U.S. carbon emissions increased in 2025, even as clean energy installations surged.
Economy-wide emissions rose by 2.4%, according to a new analysis of federal data by the research firm Rhodium Group. This ended a two-year streak of emissions reductions and clocks in as the third-largest emissions increase in the last decade. The country is still emitting 18% less than it did in 2005 (compare that to President Barack Obama’s goal of a 26% to 28% reduction by 2025), but the economy has resisted a smooth glide toward decarbonization.
“It’s not the most notable increase that we’ve seen, but in the context of this bumpy downward trend, it is an up year,” said Rhodium Group research analyst Michael Gaffney.
Some of that emissions increase came from factors that Gaffney referred to as statistical “noise,” namely a very cold winter that pushed up space-heating needs in buildings. That kind of variation is to be expected. But changes in the power sector could be more potent signals of things to come.
The power sector has generally led the U.S. economy in emissions reductions, largely because gas plants have outcompeted coal plants over the last two decades, and gas emits less carbon when burned than coal. But in 2025, coal proved that it’s not dead yet. Natural gas prices rose by 58% over 2024 levels, under pressure from space-heating demand and global exports via liquefied natural gas terminals. At the same time, demand for electricity soared: Generation increased by 2.4% from the year before, as data centers, crypto miners, and electric vehicles consumed more energy.
Taken altogether, the rise in demand at a time when gas was less economically competitive gave coal an opening in the markets, and its generation surged by 13% in 2025.
“This year is a bit of a warning sign on the power sector,” Gaffney said. “With growing demand, if we continue meeting it with the dirtiest of the fossil generators that currently exist, that’s going to increase emissions.”

AI data center demand shows every sign of increasing far beyond 2025 levels in the years ahead. That’s while export capacity for liquefied natural gas is on track to double by 2029, greatly expanding competition for U.S. gas supplies. The Trump administration has issued a flurry of “emergency” orders to block coal plant retirements, and many utilities are also choosing to push back planned coal plant closures as they respond to the sudden growth in power demand, Gaffney said.
Coal generation has plummeted by 64% from its peak in 2007, but it has rebounded for brief periods along that trajectory. 2025 offered a reminder that coal isn’t on a one-way street to obsolescence.
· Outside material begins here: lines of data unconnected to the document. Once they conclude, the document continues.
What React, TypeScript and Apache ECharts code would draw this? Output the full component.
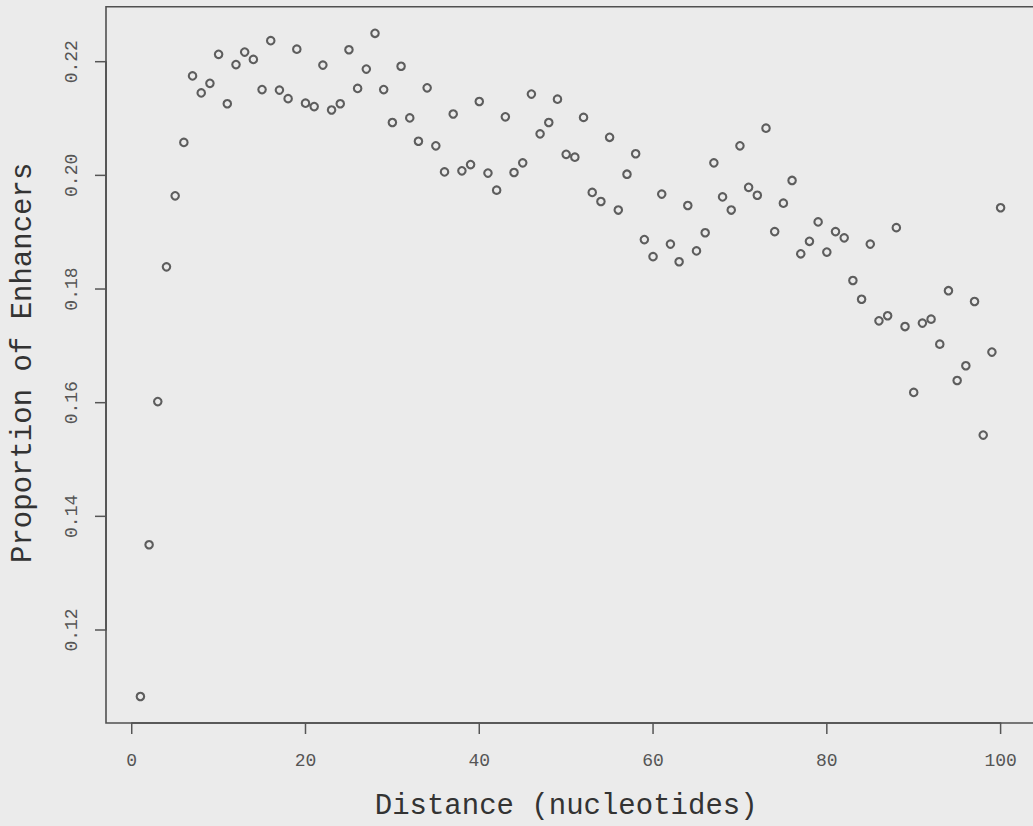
import React, { useEffect, useRef } from "react";
import * as echarts from "echarts";

// Distance (nucleotides) 1..100
const distances: number[] = Array.from({ length: 100 }, (_, i) => i + 1);

// Proportion of enhancers
const proportions: number[] = [
  0.1083, 0.1350, 0.1602, 0.1839, 0.1964, 0.2058, 0.2175, 0.2145, 0.2162, 0.2213,
  0.2126, 0.2195, 0.2217, 0.2204, 0.2151, 0.2237, 0.2150, 0.2135, 0.2222, 0.2127,
  0.2121, 0.2194, 0.2115, 0.2126, 0.2221, 0.2153, 0.2187, 0.2250, 0.2151, 0.2093,
  0.2192, 0.2101, 0.2060, 0.2154, 0.2052, 0.2006, 0.2108, 0.2008, 0.2019, 0.2130,
  0.2004, 0.1974, 0.2103, 0.2005, 0.2022, 0.2143, 0.2073, 0.2093, 0.2134, 0.2037,
  0.2032, 0.2102, 0.1970, 0.1954, 0.2067, 0.1939, 0.2002, 0.2038, 0.1887, 0.1857,
  0.1967, 0.1879, 0.1848, 0.1947, 0.1867, 0.1899, 0.2022, 0.1962, 0.1939, 0.2052,
  0.1979, 0.1965, 0.2083, 0.1901, 0.1951, 0.1991, 0.1862, 0.1884, 0.1918, 0.1865,
  0.1901, 0.1890, 0.1815, 0.1782, 0.1879, 0.1744, 0.1753, 0.1908, 0.1734, 0.1618,
  0.1740, 0.1747, 0.1703, 0.1797, 0.1639, 0.1665, 0.1778, 0.1543, 0.1689, 0.1943,
];

// Tick ranges (first tick, last tick, step) and tick values
const xTickRange: number[] = [0, 100, 20];
const yTickRange: number[] = [0.12, 0.22, 0.02];
const xTickValues: number[] = [0, 20, 40, 60, 80, 100];
const yTickValues: number[] = [0.12, 0.14, 0.16, 0.18, 0.2, 0.22];

const MONO = "'Courier New', Courier, 'Nimbus Mono PS', FreeMono, 'Liberation Mono', monospace";
const INK = "#505050";

export default function App() {
  const ref = useRef<HTMLDivElement>(null);

  useEffect(() => {
    if (!ref.current) return;
    const chart = echarts.init(ref.current, undefined, { renderer: "svg" });
    const points = distances.map((d, i) => [d, proportions[i]]);

    // plot box (R style, 4% padding around the data)
    const boxLeft = 106;
    const boxTop = 6.75;
    const boxWidth = 929;
    const boxHeight = 716.25;
    const boxBottom = boxTop + boxHeight;
    // inner grid spans the tick ranges
    const gridLeft = 131.72;
    const gridTop = 61.7;
    const gridWidth = 868.88;
    const gridHeight = 568.3;
    const tickLen = 11;

    chart.setOption({
      animation: false,
      backgroundColor: "#ebebeb",
      grid: {
        left: gridLeft,
        top: gridTop,
        width: gridWidth,
        height: gridHeight,
        show: false,
      },
      graphic: [
        {
          type: "rect",
          silent: true,
          shape: { x: boxLeft, y: boxTop, width: boxWidth, height: boxHeight },
          style: { fill: "none", stroke: INK, lineWidth: 1.6 },
        },
      ],
      xAxis: {
        type: "value",
        min: xTickRange[0],
        max: xTickRange[1],
        interval: xTickRange[2],
        offset: boxBottom - (gridTop + gridHeight),
        name: "Distance (nucleotides)",
        nameLocation: "middle",
        nameGap: 69,
        nameTextStyle: { fontFamily: MONO, fontSize: 29, color: "#333333" },
        axisLine: { show: true, onZero: false, lineStyle: { color: INK, width: 1.6 } },
        splitLine: { show: false },
        axisTick: { show: false },
        axisLabel: {
          margin: 29,
          fontFamily: MONO,
          fontSize: 18,
          color: "#555555",
        },
      },
      yAxis: {
        type: "value",
        min: yTickRange[0],
        max: yTickRange[1],
        interval: yTickRange[2],
        offset: gridLeft - boxLeft,
        name: "Proportion of Enhancers",
        nameLocation: "middle",
        nameGap: 68,
        nameTextStyle: {
          fontFamily: MONO,
          fontSize: 29,
          color: "#333333",
          padding: [0, 34, 0, 0],
        },
        axisLine: { show: true, onZero: false, lineStyle: { color: INK, width: 1.6 } },
        splitLine: { show: false },
        axisTick: { show: false },
        axisLabel: {
          rotate: 90,
          margin: 25,
          fontFamily: MONO,
          fontSize: 18,
          color: "#555555",
          formatter: (v: number) => v.toFixed(2),
        },
      },
      series: [
        {
          type: "scatter",
          data: points,
          clip: false,
          symbol: "circle",
          symbolSize: 7.5,
          itemStyle: {
            color: "transparent",
            borderColor: "#3a3a3a",
            borderWidth: 2.1,
          },
        },
        {
          // x-axis tick marks, positioned through the x scale
          type: "custom",
          silent: true,
          clip: false,
          data: xTickValues.map((v) => [v, yTickRange[0]]),
          renderItem: (_params: any, api: any) => {
            const p = api.coord([api.value(0), api.value(1)]);
            return {
              type: "line",
              shape: { x1: p[0], y1: boxBottom, x2: p[0], y2: boxBottom + tickLen },
              style: { stroke: "#555555", lineWidth: 1.5 },
            };
          },
        },
        {
          // y-axis tick marks, positioned through the y scale
          type: "custom",
          silent: true,
          clip: false,
          data: yTickValues.map((v) => [xTickRange[0], v]),
          renderItem: (_params: any, api: any) => {
            const p = api.coord([api.value(0), api.value(1)]);
            return {
              type: "line",
              shape: { x1: boxLeft - tickLen, y1: p[1], x2: boxLeft, y2: p[1] },
              style: { stroke: "#555555", lineWidth: 1.5 },
            };
          },
        },
      ],
    });
    return () => chart.dispose();
  }, []);

  return (
    <div
      style={{
        position: "fixed",
        left: 0,
        top: 0,
        width: 1033,
        height: 826,
        overflow: "hidden",
        background: "#ebebeb",
      }}
    >
      <div ref={ref} style={{ width: 1033, height: 826 }} />
    </div>
  );
}
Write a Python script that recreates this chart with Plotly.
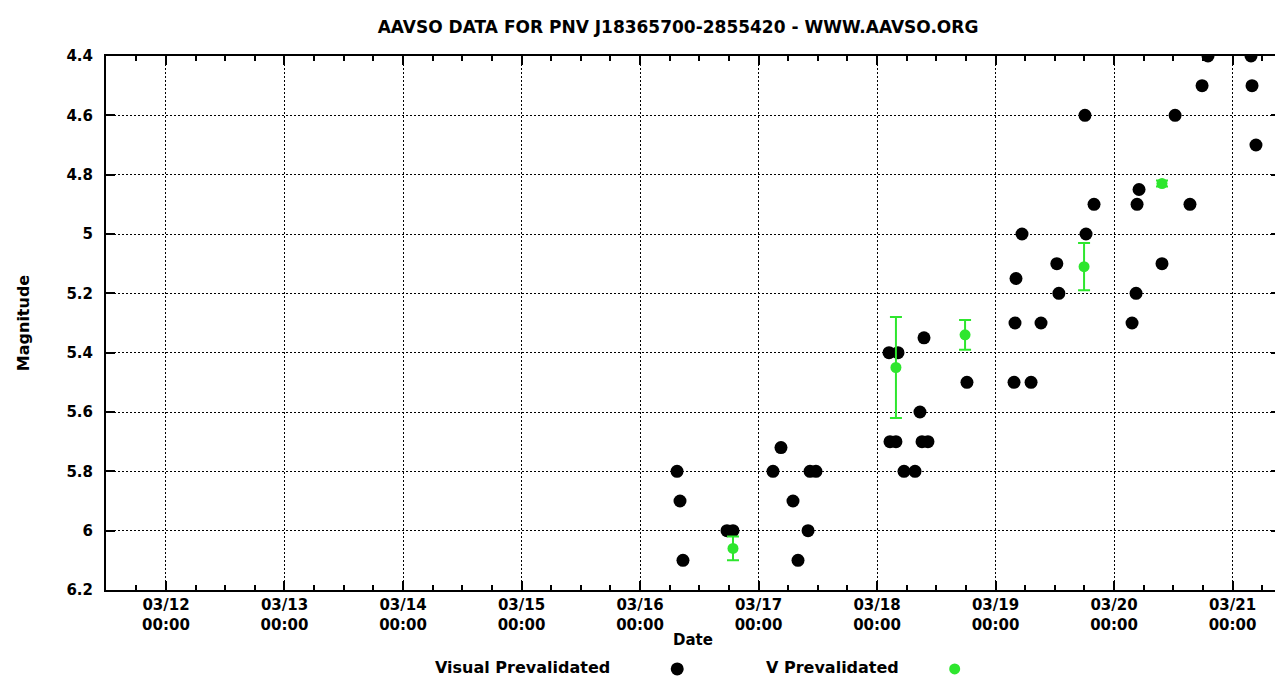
import plotly.graph_objects as go

# ---- data ----
vis_dates = [
    "2014-03-16 07:30", "2014-03-16 08:06", "2014-03-16 08:42", "2014-03-16 17:37", "2014-03-16 18:50",
    "2014-03-17 02:56", "2014-03-17 04:33", "2014-03-17 06:59", "2014-03-17 08:00", "2014-03-17 10:02",
    "2014-03-17 10:26", "2014-03-17 11:38",
    "2014-03-18 02:26", "2014-03-18 04:15", "2014-03-18 02:38", "2014-03-18 03:50", "2014-03-18 05:28",
    "2014-03-18 07:42", "2014-03-18 08:42", "2014-03-18 09:31", "2014-03-18 09:07", "2014-03-18 10:19",
    "2014-03-18 18:13",
    "2014-03-19 03:45", "2014-03-19 07:12", "2014-03-19 03:57", "2014-03-19 09:13", "2014-03-19 04:09",
    "2014-03-19 05:22", "2014-03-19 12:50", "2014-03-19 12:25", "2014-03-19 18:07", "2014-03-19 18:20",
    "2014-03-19 19:57",
    "2014-03-20 03:39", "2014-03-20 04:28", "2014-03-20 04:40", "2014-03-20 05:04", "2014-03-20 09:43",
    "2014-03-20 12:22", "2014-03-20 15:23", "2014-03-20 17:50", "2014-03-20 19:02",
    "2014-03-21 03:45", "2014-03-21 03:57", "2014-03-21 04:45",
]
vis_mag = [
    5.8, 5.9, 6.1, 6.0, 6.0,
    5.8, 5.72, 5.9, 6.1, 6.0,
    5.8, 5.8,
    5.4, 5.4, 5.7, 5.7, 5.8,
    5.8, 5.6, 5.35, 5.7, 5.7,
    5.5,
    5.5, 5.5, 5.3, 5.3, 5.15,
    5.0, 5.2, 5.1, 4.6, 5.0,
    4.9,
    5.3, 5.2, 4.9, 4.85, 5.1,
    4.6, 4.9, 4.5, 4.4,
    4.4, 4.5, 4.7,
]

v_dates = ["2014-03-16 18:50", "2014-03-18 03:50", "2014-03-18 17:50", "2014-03-19 17:56", "2014-03-20 09:43"]
v_mag = [6.06, 5.45, 5.34, 5.11, 4.83]
v_err = [0.04, 0.17, 0.05, 0.08, 0.01]

x_tick_vals = ["2014-03-%02d" % d for d in range(12, 22)]
x_tick_text = ["03/%02d<br>00:00" % d for d in range(12, 22)]
y_tick_vals = [4.4, 4.6, 4.8, 5.0, 5.2, 5.4, 5.6, 5.8, 6.0, 6.2]
y_tick_text = ["4.4", "4.6", "4.8", "5", "5.2", "5.4", "5.6", "5.8", "6", "6.2"]

x_range = ["2014-03-11 11:51", "2014-03-21 09:37"]
y_range = [6.2, 4.4]

FONT = "DejaVu Sans"
GREEN = "#2ee62e"
W, H = 1275, 680          # page body has an 8px margin
ML, MT, MR, MB = 98, 48, 3, 98
PW = W - ML - MR
PH = H - MT - MB

fig = go.Figure()

fig.add_trace(go.Scatter(
    x=vis_dates, y=vis_mag, mode="markers", name=" ",
    marker=dict(color="black", size=13, line=dict(width=0)),
    hovertemplate="%{x}<br>%{y}<extra>Visual Prevalidated</extra>",
    legend="legend",
))
fig.add_trace(go.Scatter(
    x=v_dates, y=v_mag, mode="markers", name=" ",
    marker=dict(color=GREEN, size=11, line=dict(width=0)),
    error_y=dict(type="data", array=v_err, visible=True, color=GREEN, thickness=2, width=6),
    hovertemplate="%{x}<br>%{y}<extra>V Prevalidated</extra>",
    legend="legend2",
))

tickfont = dict(family=FONT, size=15, color="black", weight="bold")
labelfont = dict(family=FONT, size=16, color="black", weight="bold")
axis_common = dict(
    showline=True, linecolor="black", linewidth=2, mirror="allticks",
    ticks="inside", tickcolor="black", tickwidth=2,
    showgrid=True, gridcolor="black", gridwidth=1, griddash="2px,2px",
    zeroline=False,
    tickfont=tickfont,
)

fig.update_xaxes(
    type="date", range=x_range,
    tickmode="array", tickvals=x_tick_vals, ticktext=x_tick_text, ticklen=9,
    minor=dict(dtick=6 * 3600 * 1000, tick0="2014-03-12", ticks="inside", ticklen=5,
               tickcolor="black", tickwidth=2, showgrid=False),
    title=dict(text="Date", font=dict(family=FONT, size=15, color="black", weight="bold"), standoff=2),
    **axis_common,
)
fig.update_yaxes(
    range=y_range, tickmode="array", tickvals=y_tick_vals, ticktext=y_tick_text, ticklen=9,
    ticklabelstandoff=8,
    title=dict(text="Magnitude", font=labelfont, standoff=33),
    **axis_common,
)

legend_y = -(661 - 582) / PH
fig.update_layout(
    width=W, height=H,
    margin=dict(l=ML, r=MR, t=MT, b=MB, autoexpand=False),
    paper_bgcolor="white", plot_bgcolor="white",
    title=dict(text="AAVSO DATA FOR PNV J18365700-2855420 - WWW.AAVSO.ORG",
               font=dict(family=FONT, size=17, color="black", weight="bold"),
               x=(678 - 8) / W, xref="container", xanchor="center",
               y=1 - (27 - 8) / H, yref="container", yanchor="middle"),
    showlegend=True,
    legend=dict(title=dict(text="Visual Prevalidated" + "&nbsp;" * 7, side="left", font=labelfont),
                font=labelfont,
                orientation="h", x=(433 - 106) / PW, xanchor="left",
                y=legend_y, yanchor="middle", bgcolor="rgba(0,0,0,0)"),
    legend2=dict(title=dict(text="V Prevalidated" + "&nbsp;" * 5, side="left", font=labelfont),
                 font=labelfont,
                 orientation="h", x=(764 - 106) / PW, xanchor="left",
                 y=legend_y, yanchor="middle", bgcolor="rgba(0,0,0,0)"),
)

fig.write_html("out.html")
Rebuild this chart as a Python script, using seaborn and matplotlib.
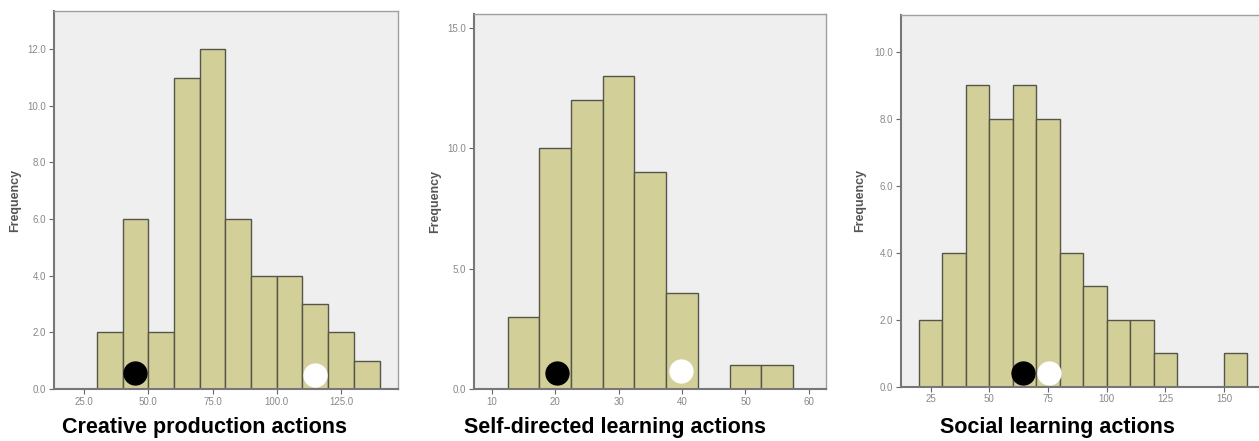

Even without new coal plant construction, existing plants can ramp up operations when the opportunity arises, and could well continue to do so over the next few years.
The data from 2025 also challenges another truism in climate advocacy circles: that breakthroughs in climate technologies have decoupled economic growth from emissions growth. Last year, though, emissions increased faster than real GDP, which grew by a projected 1.9%, per Rhodium.
“Were this to persist, this would be a troubling sign for the broader transition, just because we’ve predicated this whole thing on ‘you can grow the economy without exploding emissions,’” said Ben King, Rhodium’s director of U.S. energy projects.
The brightest spot for decarbonization came, not surprisingly, with the wild success of solar energy. The power industry is building more gigawatts of solar than any other type of plant, and that construction pushed solar generation up by 34%.
“We did see a record year for solar generation last year — but for that, we would be in a much worse position from an emission standpoint,” King said.
However, solar is growing very fast from a small baseline, and on a national level, it still lags behind natural gas, nuclear, coal, and wind in total generation. Without the tremendous solar build-out, utilities might have burned even more coal. But solar alone couldn’t satisfy the growing demand for electricity last year.
Looking ahead at the durability of these trends, King said, “the question is, to what extent can policy actions continue to suppress that solar growth?”
Solar installations last year rolled forward on momentum created by supportive Biden-era policies. But the second Trump administration has taken numerous actions to block or slow renewable power plant construction. If those efforts succeed in slowing the pace of solar development, and power demand and gas prices remain high, the country could be on track for more emissions increases in the years to come.